Records with drawing code:

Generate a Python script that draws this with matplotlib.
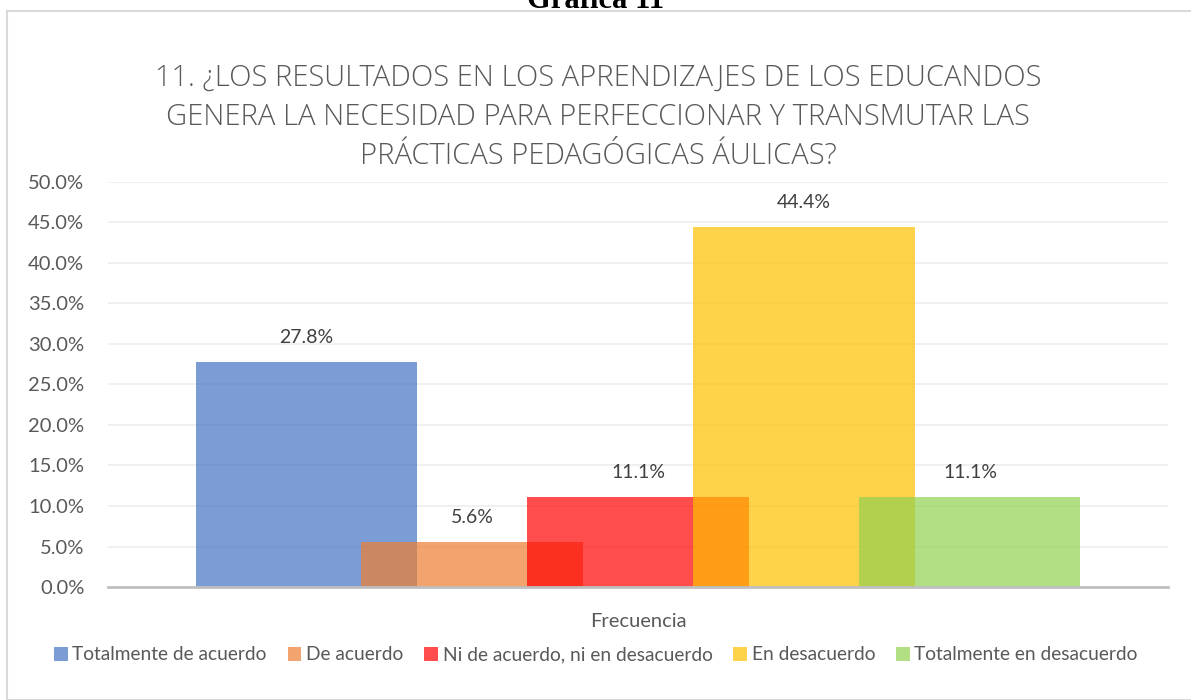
import matplotlib.pyplot as plt
from matplotlib.patches import Rectangle
from matplotlib.ticker import FuncFormatter


CATEGORY = 'Frecuencia'
SERIES = ['Totalmente de acuerdo', 'De acuerdo', 'Ni de acuerdo, ni en desacuerdo',
          'En desacuerdo', 'Totalmente en desacuerdo']
VALUES = [27.8, 5.6, 11.1, 44.4, 11.1]
COLORS = ['#4472C4', '#ED7D31', '#FF0000', '#FFC000', '#92D050']
TITLE = ('11. ¿LOS RESULTADOS EN LOS APRENDIZAJES DE LOS EDUCANDOS\n'
         'GENERA LA NECESIDAD PARA PERFECCIONAR Y TRANSMUTAR LAS\n'
         'PRÁCTICAS PEDAGÓGICAS ÁULICAS?')
Y_TICKS = [0, 5, 10, 15, 20, 25, 30, 35, 40, 45, 50]

BAR_WIDTH = 0.2085
STEP = 0.1566
FONT = ['Lato', 'DejaVu Sans']
TEXT_COLOR = '#595959'

plt.rcParams['font.family'] = FONT

fig = plt.figure(figsize=(11.91, 7), dpi=100)
W, H = 1191, 700

# outer chart frame
fig.patches.append(Rectangle((7 / W, 0), 1.2, 1 - 11 / H, transform=fig.transFigure,
                             fill=False, edgecolor='#D9D9D9', linewidth=1.5))
fig.text(0.5, 1 - 8 / H, 'Gráfica 11', ha='center', va='baseline',
         fontsize=22, fontweight='bold', family=['Liberation Serif', 'DejaVu Serif'])

ax = fig.add_axes([108 / W, 1 - 587 / H, (1168 - 108) / W, (587 - 182) / H])

for i, (name, val, col) in enumerate(zip(SERIES, VALUES, COLORS)):
    x = (i - 2) * STEP
    ax.bar(x, val, width=BAR_WIDTH, color=col, alpha=0.7, label=name, zorder=2 + i)
    ax.annotate(f'{val:.1f}%', (x, val), xytext=(0, 11.5), textcoords='offset points',
                ha='center', va='bottom', fontsize=14, color='#404040', zorder=10)

ax.set_xlim(-0.5, 0.5)
ax.set_ylim(0, 50)
ax.set_yticks(Y_TICKS)
ax.yaxis.set_major_formatter(FuncFormatter(lambda v, p: f'{v:.1f}%'))
ax.set_xticks([0])
ax.set_xticklabels([CATEGORY])
ax.tick_params(axis='y', length=0, pad=17, labelsize=14.5, labelcolor=TEXT_COLOR)
ax.tick_params(axis='x', length=0, pad=19, labelsize=14.5, labelcolor=TEXT_COLOR)
ax.grid(axis='y', color='#EDEDED', linewidth=1.2, zorder=0)
ax.set_axisbelow(True)
for s in ['top', 'right', 'left']:
    ax.spines[s].set_visible(False)
ax.spines['bottom'].set_color('#BFBFBF')
ax.spines['bottom'].set_linewidth(2)
ax.spines['bottom'].set_zorder(20)

fig.text(598 / W, 1 - 117 / H, TITLE, ha='center', va='center', fontsize=21,
         color=TEXT_COLOR, linespacing=1.43, fontweight='light',
         family=['Open Sans', 'DejaVu Sans'])

handles, labels = ax.get_legend_handles_labels()
fig.legend(handles, labels, loc='center', bbox_to_anchor=(596 / W, 1 - 655 / H), ncol=5,
           frameon=False, fontsize=13.8, handlelength=0.7, handleheight=0.7,
           handletextpad=0.25, columnspacing=1.1, labelcolor=TEXT_COLOR)

fig.savefig('out.png', dpi=100, facecolor='white')
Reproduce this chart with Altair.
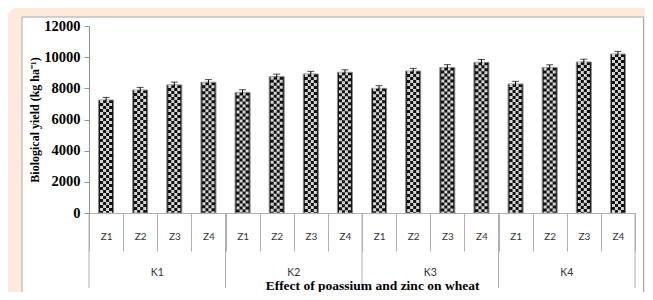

→ **TASK PROMPT**
Restate the records word for word, omitting images.

→ **RESULT OF THE TASK**
Generate a Python script that draws this with matplotlib.
import matplotlib.pyplot as plt
from matplotlib.patches import Rectangle
from matplotlib.ticker import FuncFormatter


CATEGORY = 'Frecuencia'
SERIES = ['Totalmente de acuerdo', 'De acuerdo', 'Ni de acuerdo, ni en desacuerdo',
          'En desacuerdo', 'Totalmente en desacuerdo']
VALUES = [27.8, 5.6, 11.1, 44.4, 11.1]
COLORS = ['#4472C4', '#ED7D31', '#FF0000', '#FFC000', '#92D050']
TITLE = ('11. ¿LOS RESULTADOS EN LOS APRENDIZAJES DE LOS EDUCANDOS\n'
         'GENERA LA NECESIDAD PARA PERFECCIONAR Y TRANSMUTAR LAS\n'
         'PRÁCTICAS PEDAGÓGICAS ÁULICAS?')
Y_TICKS = [0, 5, 10, 15, 20, 25, 30, 35, 40, 45, 50]

BAR_WIDTH = 0.2085
STEP = 0.1566
FONT = ['Lato', 'DejaVu Sans']
TEXT_COLOR = '#595959'

plt.rcParams['font.family'] = FONT

fig = plt.figure(figsize=(11.91, 7), dpi=100)
W, H = 1191, 700

# outer chart frame
fig.patches.append(Rectangle((7 / W, 0), 1.2, 1 - 11 / H, transform=fig.transFigure,
                             fill=False, edgecolor='#D9D9D9', linewidth=1.5))
fig.text(0.5, 1 - 8 / H, 'Gráfica 11', ha='center', va='baseline',
         fontsize=22, fontweight='bold', family=['Liberation Serif', 'DejaVu Serif'])

ax = fig.add_axes([108 / W, 1 - 587 / H, (1168 - 108) / W, (587 - 182) / H])

for i, (name, val, col) in enumerate(zip(SERIES, VALUES, COLORS)):
    x = (i - 2) * STEP
    ax.bar(x, val, width=BAR_WIDTH, color=col, alpha=0.7, label=name, zorder=2 + i)
    ax.annotate(f'{val:.1f}%', (x, val), xytext=(0, 11.5), textcoords='offset points',
                ha='center', va='bottom', fontsize=14, color='#404040', zorder=10)

ax.set_xlim(-0.5, 0.5)
ax.set_ylim(0, 50)
ax.set_yticks(Y_TICKS)
ax.yaxis.set_major_formatter(FuncFormatter(lambda v, p: f'{v:.1f}%'))
ax.set_xticks([0])
ax.set_xticklabels([CATEGORY])
ax.tick_params(axis='y', length=0, pad=17, labelsize=14.5, labelcolor=TEXT_COLOR)
ax.tick_params(axis='x', length=0, pad=19, labelsize=14.5, labelcolor=TEXT_COLOR)
ax.grid(axis='y', color='#EDEDED', linewidth=1.2, zorder=0)
ax.set_axisbelow(True)
for s in ['top', 'right', 'left']:
    ax.spines[s].set_visible(False)
ax.spines['bottom'].set_color('#BFBFBF')
ax.spines['bottom'].set_linewidth(2)
ax.spines['bottom'].set_zorder(20)

fig.text(598 / W, 1 - 117 / H, TITLE, ha='center', va='center', fontsize=21,
         color=TEXT_COLOR, linespacing=1.43, fontweight='light',
         family=['Open Sans', 'DejaVu Sans'])

handles, labels = ax.get_legend_handles_labels()
fig.legend(handles, labels, loc='center', bbox_to_anchor=(596 / W, 1 - 655 / H), ncol=5,
           frameon=False, fontsize=13.8, handlelength=0.7, handleheight=0.7,
           handletextpad=0.25, columnspacing=1.1, labelcolor=TEXT_COLOR)

fig.savefig('out.png', dpi=100, facecolor='white')
Reproduce this chart with Altair.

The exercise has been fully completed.